Performance Measurement
Two indexes help evaluate risk-adjusted returns.
The Sharpe Index divides excess return (return minus risk-free rate) by standard deviation. It rewards high returns and low volatility.
The Treynor Index divides excess return by beta. It measures return per unit of systematic risk.
A stock can look great on one index and mediocre on the other. Which one you prefer depends on whether you think total risk or systematic risk is more relevant.
Market Efficiency
If markets are efficient, stock prices already reflect all available information, and no one can consistently earn abnormal returns.
Weak-form efficiency says past price data is already priced in, so technical analysis does not work. Evidence mostly supports this, though anomalies like the January effect exist.
Semistrong-form efficiency says all public information is reflected in prices, so fundamental analysis does not help either.
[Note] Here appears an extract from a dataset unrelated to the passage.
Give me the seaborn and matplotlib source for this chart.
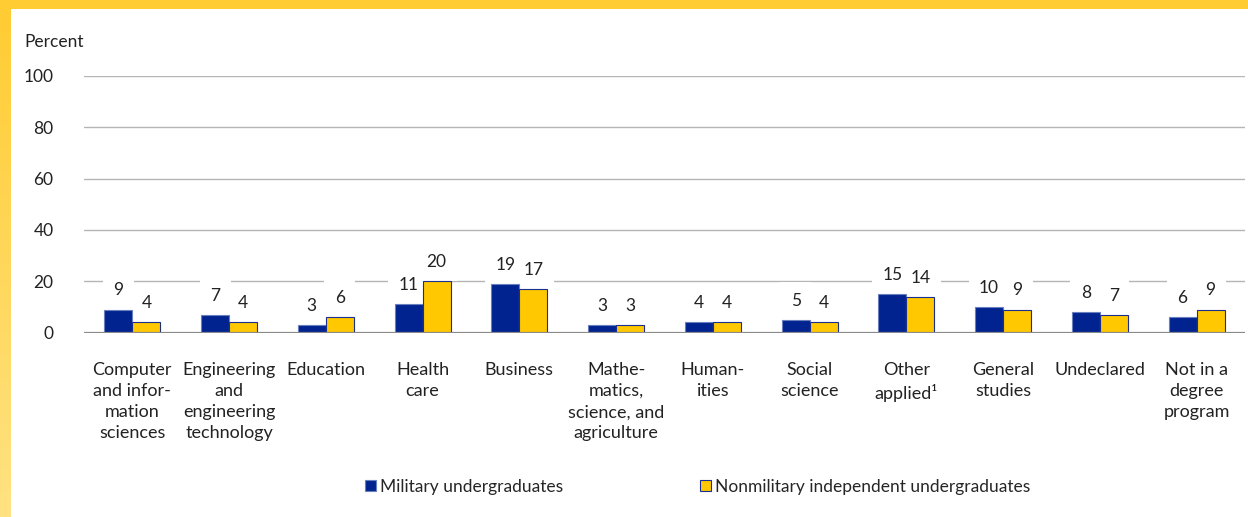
import numpy as np
import pandas as pd
import seaborn as sns
import matplotlib.pyplot as plt
from matplotlib.patches import Patch

# Data (percent of undergraduates by field of study)
categories = ['Computer\nand infor-\nmation\nsciences',
              'Engineering\nand\nengineering\ntechnology',
              'Education',
              'Health\ncare',
              'Business',
              'Mathe-\nmatics,\nscience, and\nagriculture',
              'Human-\nities',
              'Social\nscience',
              'Other\napplied\u00b9',
              'General\nstudies',
              'Undeclared',
              'Not in a\ndegree\nprogram']
military = [9, 7, 3, 11, 19, 3, 4, 5, 15, 10, 8, 6]
nonmilitary = [4, 4, 6, 20, 17, 3, 4, 4, 14, 9, 7, 9]
groups = ['Military undergraduates', 'Nonmilitary independent undergraduates']
yticks = [0, 20, 40, 60, 80, 100]

navy = '#00238f'
gold = '#ffc800'

df = pd.DataFrame({
    'field': categories * 2,
    'group': [groups[0]] * len(categories) + [groups[1]] * len(categories),
    'pct': military + nonmilitary,
})

sns.set_style('white')
plt.rcParams['font.family'] = ['Lato', 'DejaVu Sans']

fig = plt.figure(figsize=(12.48, 5.17), dpi=100)
ax = fig.add_axes([0.0673, 0.3565, 0.9303, 0.497])

sns.barplot(data=df, x='field', y='pct', hue='group', order=categories,
            hue_order=groups, palette=[navy, gold], width=0.58,
            saturation=1, legend=False, ax=ax)

# bar edges: thin light-blue on navy, navy on gold
for i, cont in enumerate(ax.containers):
    for p in cont:
        p.set_edgecolor('#6a7fc0' if i == 0 else '#1a2e8f')
        p.set_linewidth(0.8)
        p.set_zorder(3)

# white boxes first (so they mask gridlines), then the numbers on top
for cont in ax.containers:
    ax.bar_label(cont, fmt='%d', padding=8, fontsize=12.5, color='white', alpha=0,
                 bbox=dict(boxstyle='square,pad=0.6', fc='white', ec='none'),
                 zorder=2)
for cont in ax.containers:
    ax.bar_label(cont, fmt='%d', padding=8, fontsize=12.5, color='#222222',
                 zorder=2.5)

ax.set_xlim(-0.5, 11.5)
ax.set_ylim(0, 100)
ax.set_yticks(yticks)
for y in yticks[1:]:
    ax.axhline(y, color='#b5b5b5', lw=1.0, zorder=0.5)
ax.axhline(0, color='#8a8a8a', lw=1.6, zorder=4)

sns.despine(ax=ax, left=True, bottom=True, top=True, right=True)
ax.set_xlabel('')
ax.set_ylabel('')
ax.tick_params(axis='y', length=0, pad=22, labelsize=12.5, labelcolor='#222222')
ax.tick_params(axis='x', length=0, pad=21, labelsize=13, labelcolor='#222222')
for lab in ax.get_xticklabels():
    lab.set_linespacing(1.4)

fig.text(24 / 1248, 1 - 42 / 517, 'Percent', fontsize=12.5, color='#222222',
         ha='left', va='center')

# legend
handles = [Patch(facecolor=navy, edgecolor='#6a7fc0', lw=0.8),
           Patch(facecolor=gold, edgecolor='#1a2e8f', lw=0.8)]
fig.legend(handles, groups, loc='center', bbox_to_anchor=(0.559, 1 - 487 / 517),
           ncol=2, frameon=False, fontsize=12.5, handlelength=0.6,
           handleheight=0.6, handletextpad=0.25, columnspacing=7.9)

# yellow frame on top and left edges
fig.patches.append(plt.Rectangle((0, 1 - 9 / 517), 1, 9 / 517,
                                 transform=fig.transFigure, fc='#ffcc33',
                                 ec='none', zorder=0))
strip = fig.add_axes([0, 0, 11 / 1248, 1 - 9 / 517])
grad = np.linspace(0, 1, 256).reshape(-1, 1)
top_c = np.array([255, 204, 51]) / 255
bot_c = np.array([255, 226, 130]) / 255
img = top_c[None, None, :] * (1 - grad[:, :, None]) + bot_c[None, None, :] * grad[:, :, None]
strip.imshow(img, aspect='auto', extent=(0, 1, 0, 1))
strip.axis('off')

fig.savefig('out.png', dpi=100)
Studies show prices adjust quickly to announcements, but IPOs tend to be underpriced on the first day.
Strong-form efficiency says even insider information is already reflected. This is the hardest to support. Insider trading clearly generates abnormal returns, which is why it is illegal rather than impossible.
My Take
The Enron case study in the appendix is the real star of this chapter. It shows how every safeguard failed: auditors signed off on fake numbers, analysts were afraid to downgrade, board members sold their own stock, and rating agencies missed $7 billion in hidden debt. The valuation models are only as good as the data going into them.
I also think the CAPM is taught more often than it is trusted. Beta changes over time, the market risk premium is hard to estimate, and the whole model assumes investors only care about systematic risk. Real investors care about all kinds of risk. Still, CAPM gives you a framework, and that is better than guessing.
The VaR discussion is particularly relevant after 2008. Using calm historical periods to estimate future risk is like checking the weather on a sunny day and concluding you will never need an umbrella.